The bigger question is whether the Yankees would actually move him. New York is rarely an obvious seller, and prying away their closer would be difficult. But Bednar is also headed toward free agency after the season, and the Yankees have rarely been sentimental when reshaping a bullpen. If New York decides it wants a different look late in games, the Pirates should be ready.

Whether Bednar alone would be worth the No. 34 pick is debatable. Because of the limited control, Pittsburgh should be careful about paying the full Baker-style price. But as part of a more creative deal, especially one involving money or an additional lower-level piece, Bednar would at least represent the kind of impact arm who makes the conversation defensible.

Antonio Senzatela, RHP, Colorado Rockies

Antonio Senzatela might be the cleanest fit of the three. He doesn't come with Chapman’s baggage or the emotional weirdness of a Bednar reunion. He doesn't require the Pirates to talk themselves into a pure rental. He's simply a pitcher whose move to the bullpen has completely changed his trade value.

Since shifting into a relief role for the Colorado Rockies, Senzatela has looked like a different pitcher, posting a 2.23 ERA over 22 appearances. The biggest change has been the way Colorado has altered his pitch mix and sequencing, particularly with heavier cutter usage.

Senzatela would give Pittsburgh a versatile, multi-inning reliever who can handle leverage without being boxed into one inning. He could protect a one-run lead in the seventh, bridge a short start, clean up traffic in the middle innings or potentially grow into a late-inning role depending on matchups.

That flexibility is valuable for a Pirates team built around young starting pitching. Paul Skenes, Jared Jones, Bubba Chandler and Braxton Ashcraft can keep Pittsburgh in games, but the club still needs someone capable of preventing those games from spiraling once the starter exits. Senzatela’s ability to cover more than three outs could matter as much as any traditional save total.

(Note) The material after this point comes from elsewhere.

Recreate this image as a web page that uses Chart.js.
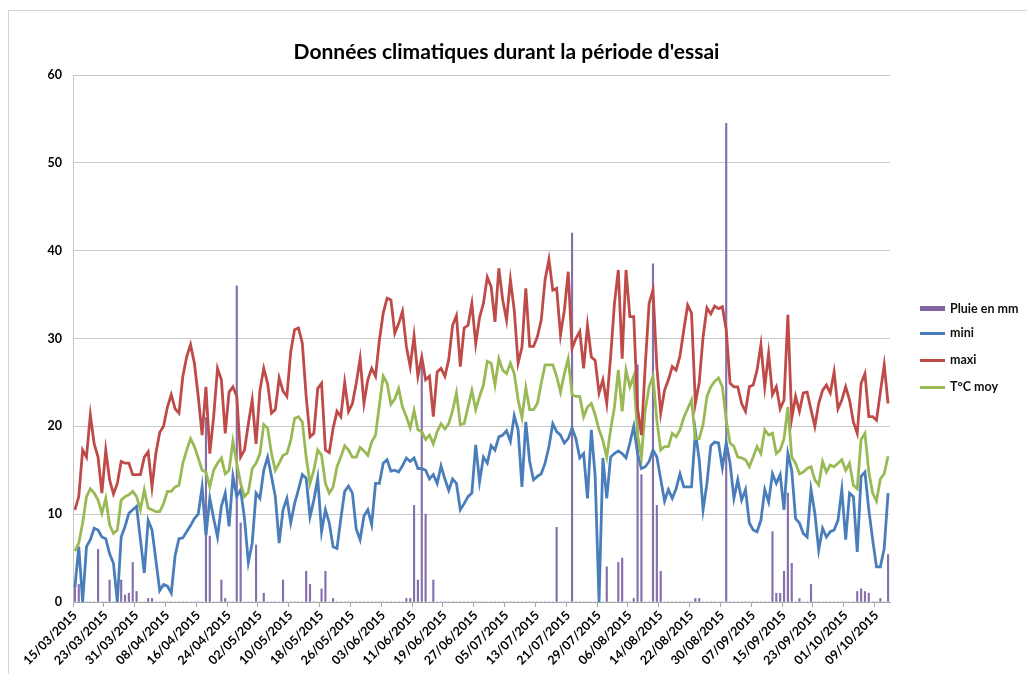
<!DOCTYPE html>
<html lang="fr">
<head>
<meta charset="utf-8">
<title>Données climatiques durant la période d'essai</title>
<script src="https://cdn.jsdelivr.net/npm/chart.js@4.4.0/dist/chart.umd.min.js"></script>
<style>
  html, body { margin: 0; padding: 0; background: #fff; }
  #box { position: relative; width: 1027px; height: 674px; overflow: hidden; font-family: Lato, "Open Sans", sans-serif; }
  #frame { position: absolute; left: 8px; top: 10px; width: 1100px; height: 800px;
           border-left: 1px solid #d4d4d4; border-top: 1px solid #d4d4d4; }
  #chart { position: absolute; left: 0; top: 0; }
  .leg { position: absolute; left: 920px; height: 16px; font-weight: bold; font-size: 12.5px; color: #111; }
  .leg i { position: absolute; left: 0; width: 25px; }
  .leg span { position: absolute; left: 30px; top: 0; line-height: 16px; white-space: nowrap; }
</style>
</head>
<body>
<div id="box">
  <div id="frame"></div>
  <canvas id="chart" width="1027" height="674"></canvas>
  <div class="leg" style="top:301px"><i style="top:5px;height:5px;background:#8064A2"></i><span>Pluie en mm</span></div>
  <div class="leg" style="top:325px"><i style="top:7px;height:2.5px;background:#4A7EBB"></i><span>mini</span></div>
  <div class="leg" style="top:352px"><i style="top:7px;height:2.5px;background:#BE4B48"></i><span>maxi</span></div>
  <div class="leg" style="top:379px"><i style="top:7px;height:2.5px;background:#98B954"></i><span>T°C moy</span></div>
</div>
<script>
// one value per day, 15/03/2015 -> 12/10/2015
const pluie = [
  2, 2, 0, 0, 0, 0, 6, 0, 0, 2.5,
  0, 0, 2.5, 0.8, 1, 4.5, 1.2, 0, 0, 0.4,
  0.4, 0, 0, 0, 0, 0, 0, 0, 0, 0,
  0, 0, 0, 0, 21, 7.5, 0, 0, 2.5, 0.4,
  0, 0, 36, 9, 0, 0, 0, 6.5, 0, 1,
  0, 0, 0, 0, 2.5, 0, 0, 0, 0, 0,
  3.5, 2, 0, 0, 1.5, 3.5, 0, 0.4, 0, 0,
  0, 0, 0, 0, 0, 0, 0, 0, 0, 0,
  0, 0, 0, 0, 0, 0, 0.4, 0.4, 11, 2.5,
  27, 10, 0, 2.5, 0, 0, 0, 0, 0, 0,
  0, 0, 0, 0, 0, 0, 0, 0, 0, 0,
  0, 0, 0, 0, 0, 0, 0, 0, 0, 0,
  0, 0, 0, 0, 0, 8.5, 0, 0, 0, 42,
  0, 0, 0, 0, 0, 0, 0, 0, 4, 0,
  0, 4.5, 5, 0, 0, 0.4, 27, 14.5, 0, 0,
  38.5, 11, 3.5, 0, 0, 0, 0, 0, 0, 0,
  0, 0.4, 0.4, 0, 0, 0, 0, 0, 0, 54.5,
  0, 0, 0, 0, 0, 0, 0, 0, 0, 0,
  0, 8, 1, 1, 3.5, 12.4, 4.4, 0, 0.4, 0,
  0, 2, 0, 0, 0, 0, 0, 0, 0, 0,
  0, 0, 0, 1.2, 1.5, 1.2, 1, 0, 0, 0.4,
  0, 5.4
];
const mini = [
  1.7, 6.3, 0, 6.3, 7.1, 8.4, 8.2, 7.4, 7.2, 5.5,
  4.4, 0, 7.4, 8.6, 10.1, 10.5, 10.9, 7.1, 3.3, 9.3,
  8.2, 4.8, 1.3, 2, 1.8, 1, 5.3, 7.2, 7.3, 8,
  8.7, 9.5, 10, 13.1, 7.6, 11.8, 9.5, 7.4, 10.9, 12.4,
  8.6, 14.3, 12, 12.8, 9.5, 4.5, 6.7, 12.4, 11.8, 15,
  16.5, 14.3, 12, 6.7, 10.5, 11.8, 9, 11.2, 12.8, 14.5,
  14.1, 9.7, 11.6, 14.1, 8, 10.5, 9, 6.3, 6.1, 9.5,
  12.6, 13.2, 12.4, 8.3, 7.1, 9.8, 10.5, 8.8, 13.5, 13.5,
  15.8, 16.2, 14.9, 15, 14.8, 15.5, 16.4, 16, 16.4, 15.2,
  15.2, 15, 14, 14.5, 13.5, 15.5, 14, 12.7, 14, 13.5,
  10.5, 11.2, 12, 12.4, 17.9, 13.7, 16.5, 15.8, 17.8, 17.3,
  18.8, 19, 19.5, 18.3, 21.2, 19.6, 13.1, 20.5, 16, 13.9,
  14.3, 14.6, 15.8, 17.7, 20.3, 19.4, 19, 18.1, 18.6, 19.8,
  18.6, 16.4, 16.9, 11.8, 19.6, 14.3, 0, 16.4, 11.8, 16.5,
  16.9, 17.2, 16.9, 16.4, 18.1, 20, 16.9, 15.2, 15.4, 16,
  17.3, 16.5, 14, 11.5, 12.8, 11.8, 12.9, 14.6, 13.1, 13.1,
  13.1, 19.4, 16.2, 10.5, 13.5, 17.8, 18.2, 18.1, 15.3, 18.1,
  15.8, 11.8, 13.9, 11.6, 12.8, 9, 8.2, 8, 9.3, 12.8,
  11.4, 14.6, 13.5, 14.5, 10.5, 16.9, 15, 9.5, 9, 7.8,
  7.4, 12.8, 10.1, 5.9, 8.4, 7.4, 8, 8.2, 9.3, 12.8,
  7.1, 12.4, 12, 5.7, 14.3, 14.8, 10.5, 7.1, 4, 4,
  6.1, 12.4
];
const maxi = [
  10.5, 12, 17.3, 16.5, 21.3, 18, 16.5, 12.4, 17.3, 13.9,
  12.3, 13.5, 16, 15.8, 15.8, 14.5, 14.5, 14.5, 16.5, 17.1,
  13.1, 16.9, 19.3, 20, 22.2, 23.6, 22, 21.5, 25.7, 27.9,
  29.3, 27.2, 23.4, 19, 24.5, 16.9, 21.1, 26.6, 25.3, 19.2,
  23.9, 24.5, 23.4, 16.5, 17.3, 20.3, 23, 18, 24.1, 26.6,
  24.9, 21.5, 21.9, 25.5, 24, 23.4, 28.5, 31, 31.2, 29.5,
  23.4, 18.8, 19.2, 24.3, 24.9, 17.3, 17, 19.8, 21.7, 21.1,
  25, 21.7, 22.6, 24.9, 27.7, 22.6, 25.3, 26.6, 25.7, 29.8,
  32.9, 34.6, 34.4, 30.6, 31.7, 33.1, 29.1, 26.8, 30.3, 25.7,
  27.9, 25.3, 25.7, 21.1, 26.2, 26.6, 25.7, 27.6, 31.5, 32.6,
  26.8, 31.2, 31.5, 34, 29.4, 32.4, 34, 37, 35.9, 31.9,
  38, 34.4, 32.1, 36.7, 33.2, 27.2, 29, 35.7, 29.1, 29.1,
  30.2, 32.1, 36.7, 39, 35.5, 35.7, 30.4, 33.2, 37.6, 28.9,
  30, 30.8, 26.6, 31.5, 27.9, 27.5, 23.8, 25.3, 22.6, 27.9,
  34, 37.8, 27.7, 37.8, 32.5, 32.5, 22, 19, 27, 34,
  35.5, 26.8, 21.5, 24.1, 25.3, 26.8, 26.4, 28, 31, 33.8,
  32.9, 22.6, 25, 30.2, 33.5, 32.8, 33.7, 33.4, 33.6, 31,
  24.9, 24.5, 24.5, 22.6, 21.7, 24.5, 24.7, 26.4, 29.3, 24.5,
  28.3, 23.6, 24.5, 22, 23, 32.7, 20.9, 23.4, 21.7, 23.8,
  23.9, 21.9, 20, 22.6, 24.1, 24.7, 23.8, 26.2, 22, 23,
  24.5, 23, 20.5, 19.2, 24.9, 26, 21.1, 21.1, 20.7, 23.9,
  27, 22.6
];
const moy = [
  5.8, 6.7, 9, 12, 12.9, 12.4, 11.6, 10.1, 11.8, 8.8,
  7.8, 8.2, 11.6, 12, 12.2, 12.6, 12, 10.5, 12.8, 10.7,
  10.5, 10.3, 10.3, 11.2, 12.6, 12.6, 13.1, 13.3, 15.8, 17.3,
  18.6, 17.7, 16.4, 15, 14.8, 13.1, 15, 15.8, 16.4, 14.6,
  15, 18.3, 15.8, 13.5, 12, 12.5, 15.2, 15.8, 16.9, 20.2,
  19.8, 16.9, 15, 15.8, 16.7, 16.9, 18.4, 20.9, 21.1, 20.5,
  16.5, 13.5, 15, 17.3, 16.7, 13.5, 12.4, 13.1, 15.4, 16.5,
  17.8, 17.3, 16.5, 16.5, 17.6, 17.2, 16.7, 18.2, 19, 22.4,
  25.7, 24.9, 22.5, 23.1, 24.3, 22.2, 21.1, 19.8, 21.8, 19.6,
  19.4, 18.5, 19, 18, 19.4, 20.3, 19.7, 20.3, 21.8, 23.8,
  20.2, 20.3, 22.2, 24.1, 21.9, 23.4, 24.7, 27.4, 27.2, 24.7,
  27.7, 26.4, 26, 27.2, 26, 23, 21, 24.4, 21.9, 21.9,
  22.6, 24.9, 27, 27, 27, 25.7, 23.9, 26, 27.7, 23.6,
  23.4, 23.4, 21.1, 22.2, 22.6, 21.3, 19.6, 18.4, 16.5, 19.6,
  22.2, 26.4, 21.7, 26.4, 24.5, 25.7, 19, 16.5, 21.9, 24.5,
  25.7, 20.7, 17.3, 17.7, 17.7, 19.2, 18.8, 19.6, 21, 22,
  23, 18.6, 18.6, 20.2, 23.4, 24.5, 25.1, 25.5, 24.5, 20.7,
  18.1, 17.7, 16.5, 16.4, 16.2, 15.4, 16.5, 17.7, 16.9, 19.6,
  19, 19.2, 16.9, 17.3, 18.6, 22.2, 16.5, 15.8, 14.6, 14.8,
  15.2, 15.4, 13.9, 13.3, 16, 14.8, 15.6, 15.4, 15.8, 16.2,
  15, 15.8, 13.3, 12.9, 18.5, 19.2, 14.8, 12.4, 11.5, 14,
  14.6, 16.6
];
// labels shown every 8 days
const tickLabels = [
  '15/03/2015', '23/03/2015', '31/03/2015', '08/04/2015', '16/04/2015', '24/04/2015',
  '02/05/2015', '10/05/2015', '18/05/2015', '26/05/2015', '03/06/2015', '11/06/2015',
  '19/06/2015', '27/06/2015', '05/07/2015', '13/07/2015', '21/07/2015', '29/07/2015',
  '06/08/2015', '14/08/2015', '22/08/2015', '30/08/2015', '07/09/2015', '15/09/2015',
  '23/09/2015', '01/10/2015', '09/10/2015'
];
const tickStep = 8;

const pad2 = n => String(n).padStart(2, '0');
const jours = pluie.map((_, i) => {
  const d = new Date(2015, 2, 15 + i);
  return pad2(d.getDate()) + '/' + pad2(d.getMonth() + 1) + '/' + d.getFullYear();
});

const axisGrey = '#a6a6a6';
const fontTick = { family: 'Lato', weight: 'bold', size: 12.5 };

new Chart(document.getElementById('chart'), {
  type: 'bar',
  data: {
    labels: jours,
    datasets: [
      { type: 'line', label: 'mini', data: mini, borderColor: '#4A7EBB', borderWidth: 2.8,
        pointRadius: 0, tension: 0, order: 3 },
      { type: 'line', label: 'maxi', data: maxi, borderColor: '#BE4B48', borderWidth: 2.8,
        pointRadius: 0, tension: 0, order: 1 },
      { type: 'line', label: 'T°C moy', data: moy, borderColor: '#98B954', borderWidth: 2.8,
        pointRadius: 0, tension: 0, order: 2 },
      { label: 'Pluie en mm', data: pluie, backgroundColor: '#8570AC', barThickness: 1.5,
        order: 4 }
    ]
  },
  options: {
    responsive: false,
    animation: false,
    devicePixelRatio: 1,
    layout: { padding: { left: 0, right: 14, top: 0, bottom: 0 } },
    plugins: {
      legend: { display: false },
      tooltip: { enabled: false },
      title: {
        display: true,
        text: "Données climatiques durant la période d'essai",
        color: '#000',
        font: { family: 'Lato', weight: 'bold', size: 21 },
        padding: { top: 40, bottom: 9.8 }
      }
    },
    scales: {
      x: {
        offset: true,
        grid: {
          offset: true,
          drawOnChartArea: false,
          tickLength: 5,
          color: c => (c.index % tickStep === 0 ? axisGrey : 'rgba(0,0,0,0)')
        },
        border: { color: axisGrey },
        ticks: {
          autoSkip: false,
          maxRotation: 45,
          minRotation: 45,
          padding: 1,
          color: '#000',
          font: fontTick,
          callback: (v, i) => (i % tickStep === 0 ? tickLabels[i / tickStep] : '')
        },
        afterFit: s => { s.height = 72; }
      },
      y: {
        min: 0,
        max: 60,
        ticks: { stepSize: 10, padding: 11, color: '#000', font: fontTick },
        grid: { color: '#c8c8c8', drawTicks: false },
        border: { color: '#c8c8c8' },
        afterFit: s => { s.width = 73; }
      },
      yRight: {
        position: 'right',
        display: true,
        grid: { display: false },
        border: { display: false },
        ticks: { display: false },
        afterFit: s => { s.width = 123; }
      }
    }
  }
});
</script>
</body>
</html>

Jim Bowden has identified Senzatela as one of the Rockies' most likely players to be moved at the deadline. Colorado should be motivated to capitalize while his bullpen conversion is working and while contenders are hunting for relief help.

If the Pirates want a reliever who offers immediate help, role flexibility and more than a few months of value, Senzatela is closer to the Baker model than Chapman or Bednar. He may not have the name recognition of a traditional closer, but he might be the better roster-building play.

Regardless, any of the three would at least show the Pirates understand the assignment. If they are going to gamble with one of the organization’s rare tradeable draft assets, the payoff has to be a bullpen arm who can immediately change the season.